Managers come and go, bureaucrats seem to stick around forever – but losing an effective leader can cause anarchy.
This is especially true in long-term transformation programmes where over the course of the journey many individual contributors may ‘roll on and roll off’ along the way, but there is always an emphasis on continuity of leadership at the highest levels so as to ensure successful outcomes while maintaining acceptable risk levels at all times.
By definition, transformation leaders define the mission and vision of the programme and then take a hands-on approach to its successful realisation.
Most leaders are subordinate to a more senior authority (CEO, board, civil service exec, cabinet minister, etc) who are typically more political and subject to greater volatility in their oversight role.
Friction at this level or a change in the direction of the programme can force even the strongest leaders to re-evaluate their role and its longevity.
This is when leadership changes can be precipitated either voluntarily or via a very public sacking, and typifies the high-wire act that all transformational leaders undertake each day.
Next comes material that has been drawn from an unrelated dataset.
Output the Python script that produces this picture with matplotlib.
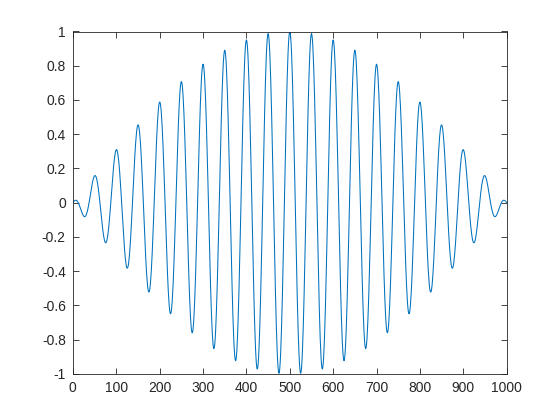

The recent events at the UK’s Government Digital Service (GDS) programme are classic in terms of this scenario and may play out similarly in the US and Australia’s nascent digital transformation endeavours as well.
Transformation leadership is like war. You must consider yourself already dead in order to fight on to the finish without consideration of your own survival. A harsh analogy, but a true one from my observations.
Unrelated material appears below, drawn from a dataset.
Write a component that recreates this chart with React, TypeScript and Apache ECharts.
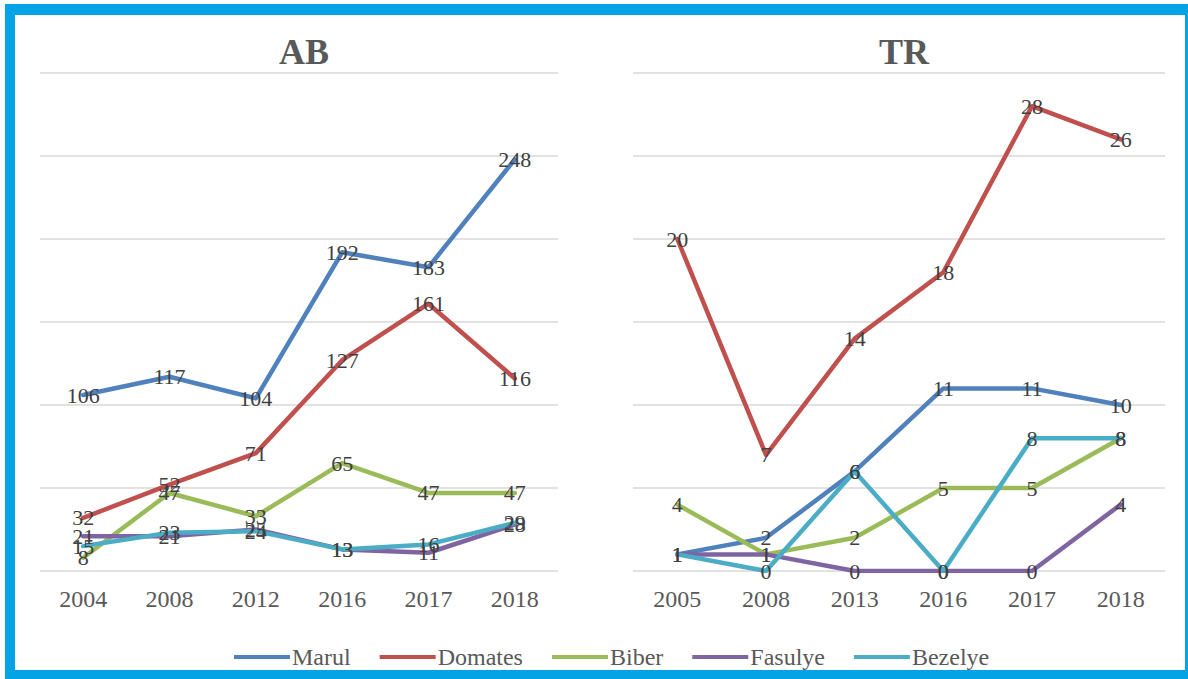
import React, { useEffect, useRef } from "react";
import * as echarts from "echarts";

const abYears = ["2004", "2008", "2012", "2016", "2017", "2018"];
const trYears = ["2005", "2008", "2013", "2016", "2017", "2018"];

const seriesNames = ["Marul", "Domates", "Biber", "Fasulye", "Bezelye"];
const seriesColors = ["#4F81BD", "#C0504D", "#9BBB59", "#8064A2", "#4BACC6"];

const abMarul = [106, 117, 104, 192, 183, 248];
const abDomates = [32, 52, 71, 127, 161, 116];
const abBiber = [8, 47, 33, 65, 47, 47];
const abFasulye = [21, 21, 25, 13, 11, 28];
const abBezelye = [15, 23, 24, 13, 16, 29];

const trMarul = [1, 2, 6, 11, 11, 10];
const trDomates = [20, 7, 14, 18, 28, 26];
const trBiber = [4, 1, 2, 5, 5, 8];
const trFasulye = [1, 1, 0, 0, 0, 4];
const trBezelye = [1, 0, 6, 0, 8, 8];

const abData = [abMarul, abDomates, abBiber, abFasulye, abBezelye];
const trData = [trMarul, trDomates, trBiber, trFasulye, trBezelye];

const FONT = "'Liberation Serif', 'Times New Roman', serif";

export default function App() {
  const ref = useRef<HTMLDivElement>(null);

  useEffect(() => {
    if (!ref.current) return;
    const chart = echarts.init(ref.current, null, { renderer: "svg" });

    const mkSeries = (data: number[][], idx: number) =>
      data.map((vals, i) => ({
        name: seriesNames[i],
        type: "line",
        xAxisIndex: idx,
        yAxisIndex: idx,
        data: vals,
        symbol: "circle",
        symbolSize: 1,
        showSymbol: true,
        lineStyle: { width: 4.5, color: seriesColors[i], join: "round", cap: "round" },
        itemStyle: { color: seriesColors[i] },
        label: {
          show: true,
          position: "inside",
          color: "#404040",
          fontFamily: FONT,
          fontSize: 22,
        },
        emphasis: { disabled: true },
      }));

    const xAxisBase = {
      type: "category",
      axisLine: { show: false },
      axisTick: { show: false },
      axisLabel: { color: "#595959", fontFamily: FONT, fontSize: 24, margin: 16 },
      splitLine: { show: false },
    };
    const yAxisBase = {
      type: "value",
      axisLine: { show: false },
      axisTick: { show: false },
      axisLabel: { show: false },
      splitLine: { show: true, lineStyle: { color: "#D9D9D9", width: 1.5 } },
    };

    chart.setOption({
      animation: false,
      backgroundColor: "#ffffff",
      color: seriesColors,
      title: [
        {
          text: "AB",
          left: 299,
          top: 29,
          textAlign: "center",
          textStyle: { fontFamily: FONT, fontSize: 36, fontWeight: "bold", color: "#595959" },
        },
        {
          text: "TR",
          left: 899,
          top: 29,
          textAlign: "center",
          textStyle: { fontFamily: FONT, fontSize: 36, fontWeight: "bold", color: "#595959" },
        },
      ],
      legend: {
        data: seriesNames,
        left: 229,
        top: 640,
        itemWidth: 56,
        itemHeight: 4,
        itemGap: 29,
        icon: "rect",
        textStyle: { fontFamily: FONT, fontSize: 24, color: "#595959", padding: [0, 0, 0, -3] },
      },
      grid: [
        { left: 40, top: 73, width: 518, height: 498 },
        { left: 633, top: 73, width: 532, height: 498 },
      ],
      xAxis: [
        { ...xAxisBase, gridIndex: 0, data: abYears },
        { ...xAxisBase, gridIndex: 1, data: trYears },
      ],
      yAxis: [
        { ...yAxisBase, gridIndex: 0, min: 0, max: 300, interval: 50 },
        { ...yAxisBase, gridIndex: 1, min: 0, max: 30, interval: 5 },
      ],
      series: [...mkSeries(abData, 0), ...mkSeries(trData, 1)],
    });

    return () => chart.dispose();
  }, []);

  return (
    <div style={{ position: "fixed", left: 0, top: 0, width: 1188, height: 679, background: "#fff" }}>
      <div ref={ref} style={{ position: "absolute", left: 0, top: 0, width: 1188, height: 679 }} />
      <div
        style={{
          position: "absolute",
          left: 5,
          top: 4,
          width: 1183,
          height: 675,
          boxSizing: "border-box",
          borderLeft: "10px solid #03A3E6",
          borderTop: "11px solid #03A3E6",
          borderRight: "3px solid #03A3E6",
          borderBottom: "9px solid #03A3E6",
          pointerEvents: "none",
        }}
      />
    </div>
  );
}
However, anarchy and disruption do not need to be the norm. Changes in leadership can be very cathartic events allowing for a detailed and transparent examination of the mission, vision and progress to date, such that lessons can be learned and strategic realignment activities can be undertaken in near real time, while the new leaders are brought in and acclimatised to both the culture and the plan for the programme.
This may disrupt some of the momentum that had been built up prior to the leadership change, but that is a small price to pay compared with the potential catastrophe that can result from everyone taking the attitude that ‘it is business as usual until I am told otherwise’.
It will not be business as usual until the plan, its leaders and all contributors are re-synced and moving forward on a common plan once again. Additionally, there must be time allotted to mourn the leaders who have left, to celebrate all accomplishments to date and to build a bond of trust amongst those who will continue the journey to a successful conclusion.
Much is said in the startup and consulting communities about the notion of effective leadership. Many these days believe that it can be ‘learned’ as part of an MBA curriculum or in venture capital-sponsored workshops. I find both of these efforts laughable given the scarcity of true leaders around us. The mantle of leadership is earned, not learned, in my experience.
Needless to say, vetting and selecting a new transformation leader is a critical task once there has been a change in the current leadership. This person cannot be a clone of the previous leader, nor should they be expected to simply ‘carry on’ in respect to the current plan.
They must be allowed to examine all programme-related factors and create an updated plan that reflects their leadership approach and the new business as usual going forward.
This process will allow for updates in mission, vision, scope and budgetary realities so that a successful outcome can be achieved and everyone who contributes has had a say in the matter.
No matter the strength or background of the new leader, there must be a process of reflection and collaboration so that an initial level of trust can be built and then nurtured by a healthy group dynamic going forward. If not, the organisation will be looking for a new transformation leader or oversight executive in short order.